Our young people are generous and idealistic and sensitive to the shallowness and hypocrisy that sometimes marks our adult society. And when I say adult society I mean you and me. Our young people ask the deeper questions about what their life is about, alongside their healthy youthful sense of enjoying themselves. Beneath a deceptive outward appearance of security, they are still searching for the meaning of friendship and the meaning of their own lives and where they will find happiness. The Berkeley tragedy means that our future has been robbed of the unique goodness which was the mark of six young Irish men and women. This tragedy should renew within ourselves – all of us – that search for integrity and idealism and goodness that they will always represent.

The second word that struck me was family. These young men and women were the products of what is best in Irish families; that desire of parents to see their children flourish and be free and be generous and be the sort of person that would make them proud. The goodness and generosity of these young men and women were the fruit of the generosity and hopefulness of parents who gave their best to set their children on the road to fulfilment. Young people will criticise their parents, but they are the first to realise that when tragedy falls, they can return to the one place where they will find a space of embrace and security and encouragement before going out again into the challenging and at times troubling world that we live in. Young people quickly find the words to criticise family; they have much greater difficulty in finding the words to express what family means to them in the depth of their youthful journey. That the dream of six families could turn so rapidly into what is the nightmare of all families brought tears to all our eyes and a realisation of what family is about.

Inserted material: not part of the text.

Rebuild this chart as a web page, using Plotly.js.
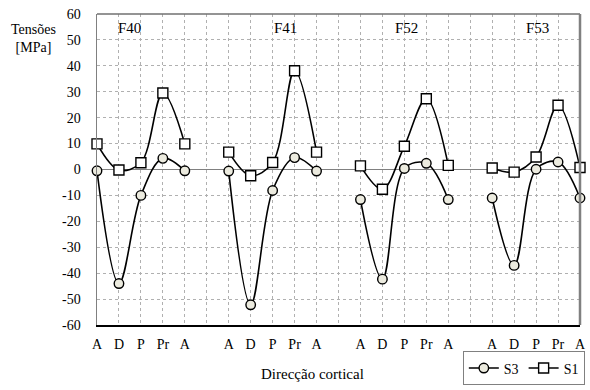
<!DOCTYPE html>
<html>
<head>
<meta charset="utf-8">
<script src="https://cdn.plot.ly/plotly-3.0.1.min.js"></script>
<style>html,body{margin:0;padding:0;background:#fff;}#chart{width:590px;height:390px;}</style>
</head>
<body>
<div id="chart"></div>
<script>
const groups = ['F40', 'F41', 'F52', 'F53'];
const directions = ['A', 'D', 'P', 'Pr', 'A'];
const s3Values = [
  [-0.5, -44, -10, 4.3, -0.5],
  [-0.6, -52.2, -8.1, 4.6, -0.6],
  [-11.6, -42.3, 0.4, 2.4, -11.6],
  [-11, -37, 0.1, 2.9, -11]
];
const s1Values = [
  [9.9, -0.2, 2.6, 29.5, 9.9],
  [6.7, -2.4, 2.7, 38.1, 6.7],
  [1.4, -7.6, 9.0, 27.3, 1.6],
  [0.6, -1.0, 4.8, 24.8, 0.8]
];
const yTickLabels = ['60','50','40','30','20','10','0','-10','-20','-30','-40','-50','-60'];

const xs = [], tickText = [], y3 = [], y1 = [];
groups.forEach((g, gi) => {
  directions.forEach((d, i) => {
    xs.push(xs.length);
    tickText.push(d);
    y3.push(s3Values[gi][i]);
    y1.push(s1Values[gi][i]);
  });
  if (gi < groups.length - 1) {
    xs.push(xs.length);
    tickText.push('');
    y3.push(null);
    y1.push(null);
  }
});

const fam = 'Liberation Serif';
const font = {family: fam, size: 15, color: '#000'};
const tickFont = {family: fam, size: 14, color: '#000'};
const smallFont = {family: fam, size: 14, color: '#000'};

const traces = [
  {
    name: 'S3', x: xs, y: y3, type: 'scatter', mode: 'lines+markers',
    line: {color: '#000', width: 1.6, shape: 'spline', smoothing: 1},
    marker: {symbol: 'circle', size: 9.5, color: '#ECEBDF', line: {color: '#000', width: 1.4}},
    connectgaps: false, cliponaxis: false
  },
  {
    name: 'S1', x: xs, y: y1, type: 'scatter', mode: 'lines+markers',
    line: {color: '#000', width: 1.6, shape: 'spline', smoothing: 1},
    marker: {symbol: 'square', size: 10, color: '#fff', line: {color: '#000', width: 1.4}},
    connectgaps: false, cliponaxis: false
  }
];

const labelX = [1.49, 8.59, 14.1, 20.06];
const annotations = groups.map((g, i) => ({
  x: labelX[i], y: 54.7, xref: 'x', yref: 'y', text: g, showarrow: false,
  font: font, xanchor: 'center', yanchor: 'middle'
}));
annotations.push({
  x: -0.132, y: 0.9225, xref: 'paper', yref: 'paper', text: 'Tensões<br>[MPa]',
  showarrow: false, font: smallFont, xanchor: 'center', yanchor: 'middle', align: 'center'
});
annotations.push({
  x: 0.447, y: -0.158, xref: 'paper', yref: 'paper', text: 'Direcção cortical',
  showarrow: false, font: font, xanchor: 'center', yanchor: 'middle'
});

const tickVals = yTickLabels.map(t => parseFloat(t));

const layout = {
  width: 590, height: 390,
  margin: {l: 97, r: 5, t: 14, b: 60},
  paper_bgcolor: '#fff', plot_bgcolor: '#fff',
  font: font,
  showlegend: true,
  legend: {
    orientation: 'h', x: 1.01, xanchor: 'right', y: -0.085, yanchor: 'top',
    bordercolor: '#808080', borderwidth: 1, font: smallFont,
    itemwidth: 30, tracegroupgap: 0
  },
  xaxis: {
    range: [0, xs.length - 1], tickvals: xs, ticktext: tickText,
    showgrid: true, gridcolor: '#b0b0b0', griddash: 'dot', gridwidth: 1,
    zeroline: false, showline: true, linecolor: '#000', linewidth: 1.5,
    ticks: '', tickfont: tickFont, ticklabelstandoff: 6, fixedrange: true
  },
  yaxis: {
    range: [-60, 60], tickvals: tickVals, ticktext: yTickLabels,
    showgrid: true, gridcolor: '#b0b0b0', griddash: 'dot', gridwidth: 1,
    zeroline: true, zerolinecolor: '#808080', zerolinewidth: 1.5,
    showline: true, linecolor: '#808080', linewidth: 1.5,
    ticks: '', tickfont: tickFont, ticklabelstandoff: 12, fixedrange: true
  },
  shapes: [
    {type: 'line', xref: 'paper', yref: 'paper', x0: 0, x1: 1, y0: 1, y1: 1, line: {color: '#707070', width: 1.5}},
    {type: 'line', xref: 'paper', yref: 'paper', x0: 1, x1: 1, y0: 0, y1: 1, line: {color: '#808080', width: 2.5}}
  ],
  annotations: annotations
};

Plotly.newPlot('chart', traces, layout, {displayModeBar: false, staticPlot: true});
</script>
</body>
</html>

The third word that has struck me in the midst of the ocean of comments was prayer. People gathered at the site of the tragedy; they gathered in Churches; they gathered spontaneously on streets and bereft of human words they paused in silent prayer. Many today will say that they do not pray or that they find prayer difficult. But there are moments in which prayer becomes an almost a natural human response in the face of the inexplicable.

The Gospel reading we have heard is a complex one about faith and the fact that faith does not come naturally, especially at moments in which we are anxious. Perhaps we have to rediscover a sense of the simplicity of prayer and rediscover a sense that we do not always to have to find words and formulae and try to explain and analyse unendingly and comment upon: in the face of the inexplicable we move towards understanding best in silence and in contemplation. In bringing condolence to the bereaved, our hollow words say little compared with a silent embrace.

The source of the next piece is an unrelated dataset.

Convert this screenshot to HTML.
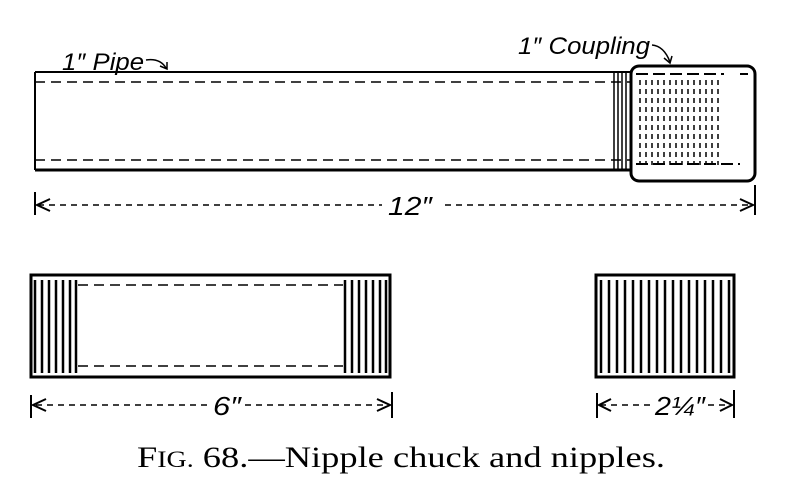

There is the strange description in today’s Gospel reading which says that the disciples took Jesus into the boat “just as he was”. He was so tired and exhausted that the disciples had to carry him almost by physical force and place him in the boat. He was so tired that he had to be carried: a very unusual image of the relationship between Jesus and his disciples.

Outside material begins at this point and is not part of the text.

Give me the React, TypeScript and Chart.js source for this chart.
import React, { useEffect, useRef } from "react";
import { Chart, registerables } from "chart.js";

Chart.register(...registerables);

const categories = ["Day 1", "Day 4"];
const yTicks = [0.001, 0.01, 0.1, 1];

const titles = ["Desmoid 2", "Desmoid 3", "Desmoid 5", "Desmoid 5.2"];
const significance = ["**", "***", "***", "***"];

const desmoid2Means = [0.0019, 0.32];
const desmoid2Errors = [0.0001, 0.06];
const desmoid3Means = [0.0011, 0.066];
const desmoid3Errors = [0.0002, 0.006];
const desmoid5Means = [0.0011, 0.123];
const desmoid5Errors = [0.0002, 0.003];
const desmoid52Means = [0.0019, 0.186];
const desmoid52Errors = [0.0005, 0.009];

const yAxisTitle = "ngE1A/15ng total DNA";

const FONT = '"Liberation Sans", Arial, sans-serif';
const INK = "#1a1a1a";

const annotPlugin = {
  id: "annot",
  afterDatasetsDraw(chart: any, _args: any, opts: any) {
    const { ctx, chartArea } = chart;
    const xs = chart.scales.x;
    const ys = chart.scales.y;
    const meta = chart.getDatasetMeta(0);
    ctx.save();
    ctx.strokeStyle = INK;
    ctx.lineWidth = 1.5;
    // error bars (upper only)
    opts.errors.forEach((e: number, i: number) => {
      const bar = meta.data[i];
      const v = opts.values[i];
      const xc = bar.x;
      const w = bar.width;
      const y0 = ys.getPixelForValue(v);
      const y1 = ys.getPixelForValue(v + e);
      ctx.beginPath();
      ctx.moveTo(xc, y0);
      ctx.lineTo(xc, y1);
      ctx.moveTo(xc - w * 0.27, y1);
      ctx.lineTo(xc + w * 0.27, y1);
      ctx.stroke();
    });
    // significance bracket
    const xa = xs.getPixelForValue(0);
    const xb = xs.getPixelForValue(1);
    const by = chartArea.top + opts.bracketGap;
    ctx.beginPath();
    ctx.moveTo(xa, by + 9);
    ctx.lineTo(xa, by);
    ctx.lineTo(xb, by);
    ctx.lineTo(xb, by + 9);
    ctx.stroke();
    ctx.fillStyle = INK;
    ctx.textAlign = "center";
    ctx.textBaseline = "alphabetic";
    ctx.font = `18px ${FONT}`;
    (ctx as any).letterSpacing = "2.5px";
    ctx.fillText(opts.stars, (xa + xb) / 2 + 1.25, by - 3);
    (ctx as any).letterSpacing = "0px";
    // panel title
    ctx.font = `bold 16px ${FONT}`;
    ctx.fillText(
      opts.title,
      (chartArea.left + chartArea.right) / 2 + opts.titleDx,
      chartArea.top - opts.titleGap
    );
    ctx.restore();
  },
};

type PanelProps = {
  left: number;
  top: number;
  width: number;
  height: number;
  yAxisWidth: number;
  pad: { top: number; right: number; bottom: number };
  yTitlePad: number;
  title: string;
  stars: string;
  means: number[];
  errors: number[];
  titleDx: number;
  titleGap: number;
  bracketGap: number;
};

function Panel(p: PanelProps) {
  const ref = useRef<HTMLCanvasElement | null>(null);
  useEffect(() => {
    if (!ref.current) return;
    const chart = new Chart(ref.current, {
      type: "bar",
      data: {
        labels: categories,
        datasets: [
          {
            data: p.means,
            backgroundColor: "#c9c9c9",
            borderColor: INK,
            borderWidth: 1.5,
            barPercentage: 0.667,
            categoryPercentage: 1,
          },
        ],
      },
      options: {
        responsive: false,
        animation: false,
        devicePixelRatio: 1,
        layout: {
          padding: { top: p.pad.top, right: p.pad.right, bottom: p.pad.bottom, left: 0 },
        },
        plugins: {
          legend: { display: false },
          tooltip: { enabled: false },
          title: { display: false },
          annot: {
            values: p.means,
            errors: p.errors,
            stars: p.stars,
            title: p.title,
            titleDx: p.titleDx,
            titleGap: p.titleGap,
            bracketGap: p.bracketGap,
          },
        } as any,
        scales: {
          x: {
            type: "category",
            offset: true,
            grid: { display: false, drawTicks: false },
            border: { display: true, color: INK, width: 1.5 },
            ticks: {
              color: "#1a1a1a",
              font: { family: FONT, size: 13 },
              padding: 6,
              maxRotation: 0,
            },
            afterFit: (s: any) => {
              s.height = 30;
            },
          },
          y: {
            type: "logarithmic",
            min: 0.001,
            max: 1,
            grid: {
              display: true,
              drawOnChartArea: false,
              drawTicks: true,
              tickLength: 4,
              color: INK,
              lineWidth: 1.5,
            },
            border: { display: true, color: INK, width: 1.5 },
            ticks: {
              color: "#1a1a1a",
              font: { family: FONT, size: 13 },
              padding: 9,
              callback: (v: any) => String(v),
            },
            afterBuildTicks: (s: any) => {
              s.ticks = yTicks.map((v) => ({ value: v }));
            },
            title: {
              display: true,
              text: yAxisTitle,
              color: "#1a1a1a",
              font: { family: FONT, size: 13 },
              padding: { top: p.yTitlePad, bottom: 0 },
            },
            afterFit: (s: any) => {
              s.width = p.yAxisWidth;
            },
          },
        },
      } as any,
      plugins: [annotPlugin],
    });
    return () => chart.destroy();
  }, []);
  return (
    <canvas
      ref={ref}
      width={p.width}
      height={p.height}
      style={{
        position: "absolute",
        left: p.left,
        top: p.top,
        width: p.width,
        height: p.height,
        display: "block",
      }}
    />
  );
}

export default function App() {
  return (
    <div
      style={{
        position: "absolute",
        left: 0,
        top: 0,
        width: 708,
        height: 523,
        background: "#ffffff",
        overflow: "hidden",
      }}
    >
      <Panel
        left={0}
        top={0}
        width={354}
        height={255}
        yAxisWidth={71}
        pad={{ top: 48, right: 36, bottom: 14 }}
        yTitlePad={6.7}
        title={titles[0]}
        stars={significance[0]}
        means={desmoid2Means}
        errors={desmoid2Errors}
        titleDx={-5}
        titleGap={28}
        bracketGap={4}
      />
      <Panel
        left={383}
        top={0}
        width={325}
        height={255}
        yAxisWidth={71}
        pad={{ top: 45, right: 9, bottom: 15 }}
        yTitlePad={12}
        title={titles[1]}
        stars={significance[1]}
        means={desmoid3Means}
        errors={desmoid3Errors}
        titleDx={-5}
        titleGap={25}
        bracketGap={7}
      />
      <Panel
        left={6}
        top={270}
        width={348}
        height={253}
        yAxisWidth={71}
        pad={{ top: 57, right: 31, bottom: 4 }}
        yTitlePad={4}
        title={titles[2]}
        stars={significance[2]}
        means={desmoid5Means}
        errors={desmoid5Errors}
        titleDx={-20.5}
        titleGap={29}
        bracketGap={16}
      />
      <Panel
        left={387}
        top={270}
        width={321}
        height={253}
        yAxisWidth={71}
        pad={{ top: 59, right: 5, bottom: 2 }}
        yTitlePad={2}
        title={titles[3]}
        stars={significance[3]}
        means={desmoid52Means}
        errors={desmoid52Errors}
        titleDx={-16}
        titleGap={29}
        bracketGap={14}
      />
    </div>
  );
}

The disciples care for Jesus. Then the storm arises and they lose their sense of caring for Jesus and begin to think themselves alone but realise that alone they are unable to change reality. It is Jesus alone who brings calm and comfort, not just to the elements but it is he who establishes and re-establishes calm and peace in hearts.

At this Mass we pray for the repose of the souls of those who have died at the Berkeley tragedy and we pray for the injured and the traumatised. We remember the inconsolable grief of parents and family and closer friends. But out of this tragedy we learn from the life of our young people what the things are that remain, not just after this tragedy, but the things that remain deep in every human heart and which we treasure. We treasure them in our hearts where words are secondary and goodness and caring and love are the life blood.

May Ashley, Eimear, Eoghan, Lorcán, Niccolai and Olivia — rest in peace and enjoy their human fullness now in life eternal with the Lord”.